Today's edition of quick hits:
* Quite an event: "'We want change! We want change! We want change!' That was the chant roaring from the crowd gathered in front of the Old Capitol in Tallahassee, Florida, for the #NeverAgain Rally on Wednesday -- one week after the worst mass shooting at a high school in U.S. history."
* An unexpected new angle: "Federal investigators are probing whether former Trump campaign chair Paul Manafort promised a Chicago banker a job in the Trump White House in return for $16 million in home loans, two people with direct knowledge of the matter told NBC News."
* Republican governance in Wisconsin: "The state Assembly voted Tuesday on party lines to reject a proposal to require universal background checks for gun purchases in Wisconsin, opting instead to offer funds for armed guards in schools and crack down on 'straw purchasing.'"
* The right move: "President Donald Trump's nominee to lead the Indian Health Service, an insurance broker named Robert Weaver, withdrew from consideration for the job, a top agency official told tribal leaders Wednesday, according to a person present at the gathering."
* VA drama: "The White House has given Veterans Affairs Secretary David Shulkin the green light to quash an internal rebellion among conservative foes of his leadership, he told Politico late Tuesday."
* I hope you caught Rachel's segment on this: "The White House said on Tuesday that the work status of Jared Kushner, President Donald Trump's son-in-law and senior adviser, would not change because of upcoming changes to the security clearance process."
* A missed opportunity: "Vice President Pence departed for a five-day, two-country swing through Asia earlier this month having agreed to a secret meeting with North Korean officials while in South Korea at the 2018 Winter Olympic Games. But on Feb. 10 ... the North Koreans pulled out of the scheduled meeting, according to Pence's office."
* It looks like Trump's in-laws took advantage of the same policy he's so eager to kill: "The parents of first lady Melania Trump have become legal permanent residents of the United States and are close to obtaining their citizenship, according to people familiar with their status, but their attorney declined to say how or when the couple gained their green cards."
* Steve Bannon "sold his stake in Cambridge Analytica -- the controversial data firm Donald Trump's campaign employed to reach voters with hyper-targeted online messaging -- in April, as required by his ethics requirement. But Bannon only notified the government of the sale in November, three months after he had left the White House and one month after McClatchy asked him whether he still had an interest in the company. He was fined for the late report about the sale, joining a growing number of Trump administration officials who have been fined for late ethics filings."
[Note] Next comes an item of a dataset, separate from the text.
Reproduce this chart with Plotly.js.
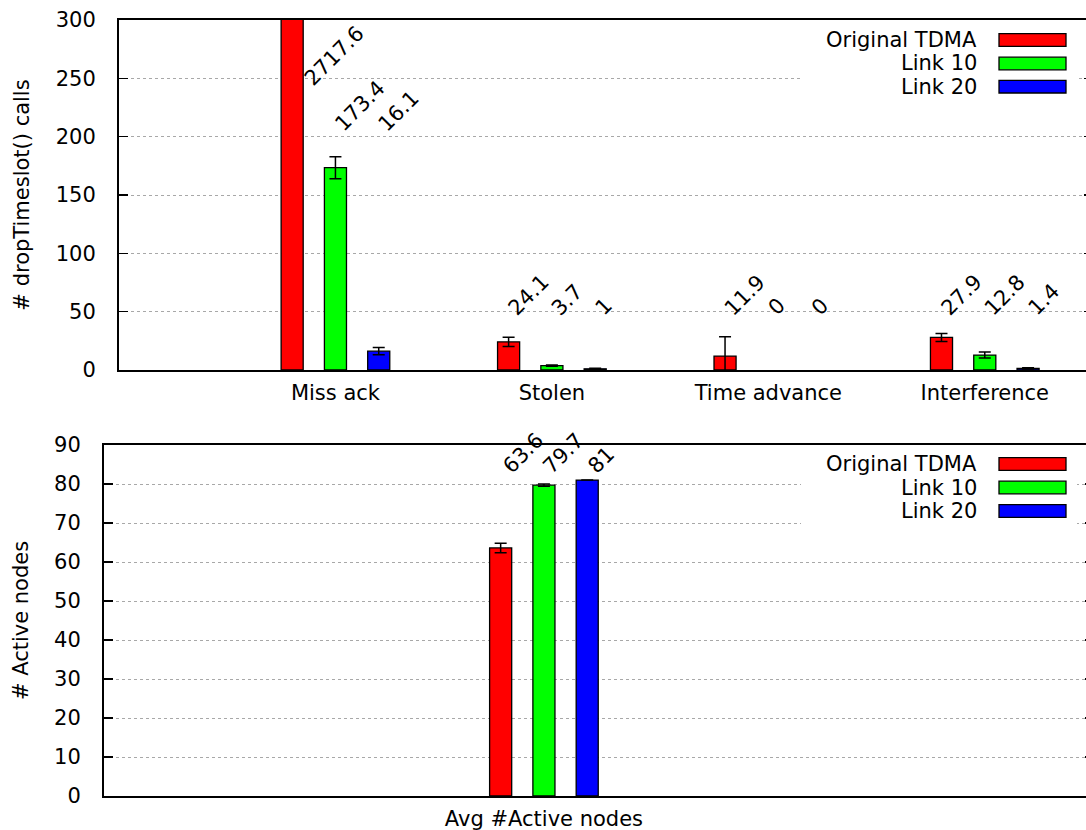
<!DOCTYPE html>
<html><head><meta charset="utf-8">
<script src="https://cdn.plot.ly/plotly-3.0.1.min.js"></script>
<style>html,body{margin:0;padding:0;overflow:hidden;background:#fff}</style>
</head><body><div id="chart" style="width:1100px;height:830px"></div>
<script>
// ---------- data ----------
const seriesNames = ['Original TDMA', 'Link 10', 'Link 20'];
const topCategories = ['Miss ack', 'Stolen', 'Time advance', 'Interference'];
const topOriginal = [2717.6, 24.1, 11.9, 27.9];
const topLink10 = [173.4, 3.7, 0, 12.8];
const topLink20 = [16.1, 1, 0, 1.4];
const topErrOriginal = [0, 4.0, 16.6, 3.4];
const topErrLink10 = [9.4, 0.5, 0, 2.6];
const topErrLink20 = [3.1, 0.5, 0, 0.5];
const bottomCategories = ['Avg #Active nodes'];
const bottomOriginal = [63.6];
const bottomLink10 = [79.7];
const bottomLink20 = [81];
const bottomErrOriginal = [1.2];
const bottomErrLink10 = [0.3];
const bottomErrLink20 = [0];

// ---------- styling / layout ----------
const W = 1100, H = 830;
const FONT = 'DejaVu Sans, sans-serif';
const FS = 21;
const colors = ['#ff0000', '#00ff00', '#0000ff'];
const px = x => x / W;
const py = y => 1 - y / H;

const topVals = [topOriginal, topLink10, topLink20];
const topErrs = [topErrOriginal, topErrLink10, topErrLink20];
const botVals = [bottomOriginal, bottomLink10, bottomLink20];
const botErrs = [bottomErrOriginal, bottomErrLink10, bottomErrLink20];

const traces = [];
function addTraces(cats, vals, errs, xa, ya) {
  vals.forEach((v, i) => {
    traces.push({
      type: 'bar', x: cats, y: v, name: seriesNames[i], xaxis: xa, yaxis: ya,
      showlegend: false, hoverinfo: 'x+y',
      marker: {color: colors[i], line: {color: '#000', width: v.map(d => d === 0 ? 0 : 1.3)}},
      error_y: {type: 'data', array: errs[i].map((e, k) => v[k] === 0 ? NaN : e),
        visible: true, color: '#000', thickness: 1.5, width: 6}
    });
  });
}
addTraces(topCategories, topVals, topErrs, 'x', 'y');
addTraces(bottomCategories, botVals, botErrs, 'x2', 'y2');

// value labels
const annotations = [];
const groupStep = 43.3;
function labelLevelTop(ci, si) {
  if (ci === 0) return si === 0 ? 241.7 : 203;
  return 45.4;
}
topCategories.forEach((c, ci) => {
  topVals.forEach((v, si) => {
    annotations.push({
      xref: 'x', yref: 'y', x: c, y: labelLevelTop(ci, si),
      text: String(v[ci]), showarrow: false, textangle: -45,
      xanchor: 'left', yanchor: 'bottom',
      xshift: (si - 1) * groupStep - 8 + (ci === 0 && si === 0 ? 13 : 0), yshift: -5.5,
      font: {family: FONT, size: FS, color: '#000'}
    });
  });
});
bottomCategories.forEach((c, ci) => {
  botVals.forEach((v, si) => {
    annotations.push({
      xref: 'x2', yref: 'y2', x: c, y: 82.8,
      text: String(v[ci]), showarrow: false, textangle: -45,
      xanchor: 'left', yanchor: 'bottom',
      xshift: (si - 1) * 44.5 - 8 + (si === 0 ? 4 : 0), yshift: -8,
      font: {family: FONT, size: FS, color: '#000'}
    });
  });
});

// custom legends (text left of sample box)
const shapes = [];
function legend(rows, boxBottom, boxTop) {
  shapes.push({type: 'rect', xref: 'paper', yref: 'paper', layer: 'above',
    x0: px(801), x1: px(1077), y0: py(boxBottom), y1: py(boxTop),
    fillcolor: '#fff', line: {width: 0}});
  rows.forEach((ry, i) => {
    shapes.push({type: 'rect', xref: 'paper', yref: 'paper', layer: 'above',
      x0: px(999), x1: px(1066), y0: py(ry + 6.3), y1: py(ry - 6.3),
      fillcolor: colors[i], line: {color: '#000', width: 1.3}});
    annotations.push({xref: 'paper', yref: 'paper', x: px(979), y: py(ry),
      xanchor: 'right', yanchor: 'middle', showarrow: false, text: seriesNames[i],
      font: {family: FONT, size: FS, color: '#000'}});
  });
}
legend([40, 63.5, 86.7], 100, 22);
legend([464, 487.5, 511], 532, 447);

const yCommon = {
  showline: true, linecolor: '#000', linewidth: 2, mirror: 'ticks',
  ticks: 'inside', ticklen: 9, tickwidth: 1.5, tickcolor: '#000',
  showgrid: true, gridcolor: '#a8a8a8', griddash: 'dot', gridwidth: 1,
  zeroline: false, ticklabelstandoff: 17,
  tickfont: {family: FONT, size: FS, color: '#000'}
};
const xCommon = {
  type: 'category', showline: true, linecolor: '#000', linewidth: 2, mirror: true,
  ticks: '', showgrid: false, zeroline: false, ticklabelstandoff: 3,
  tickfont: {family: FONT, size: FS, color: '#000'}
};

const layout = {
  width: W, height: H, margin: {l: 0, r: 0, t: 0, b: 0},
  paper_bgcolor: '#fff', plot_bgcolor: '#fff',
  barmode: 'group', bargap: 0.4, bargroupgap: 0.49,
  font: {family: FONT, size: FS, color: '#000'},
  xaxis: Object.assign({}, xCommon, {domain: [px(119), px(1093)], anchor: 'y', range: [-1, 3.5]}),
  yaxis: Object.assign({}, yCommon, {domain: [py(370), py(20)], anchor: 'x', range: [0, 300], dtick: 50,
    title: {text: '# dropTimeslot() calls', standoff: 20, font: {family: FONT, size: FS, color: '#000'}}}),
  xaxis2: Object.assign({}, xCommon, {domain: [px(104), px(1094)], anchor: 'y2', range: [-2.033, 2.542]}),
  yaxis2: Object.assign({}, yCommon, {domain: [py(796), py(445)], anchor: 'x2', range: [0, 90], dtick: 10,
    title: {text: '# Active nodes', standoff: 20, font: {family: FONT, size: FS, color: '#000'}}}),
  annotations: annotations, shapes: shapes
};

Plotly.newPlot('chart', traces, layout, {displayModeBar: false, staticPlot: true});
</script></body></html>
* A story worth watching: "The House Ethics Committee acknowledged Tuesday an investigation of Rep. John Duncan Jr, a scion of a Tennessee political dynasty who announced his retirement in July. Duncan, a Republican, came under fire that month after reports that his campaign paid his son, John Duncan III, almost $300,000. In the five years since the younger Duncan pleaded guilty to a felony charge of official misconduct. Those payments were made in monthly installments of $6,000 recorded as salary expenses, according to the Knoxville News Sentinel."
Anything to add? Consider this an open thread.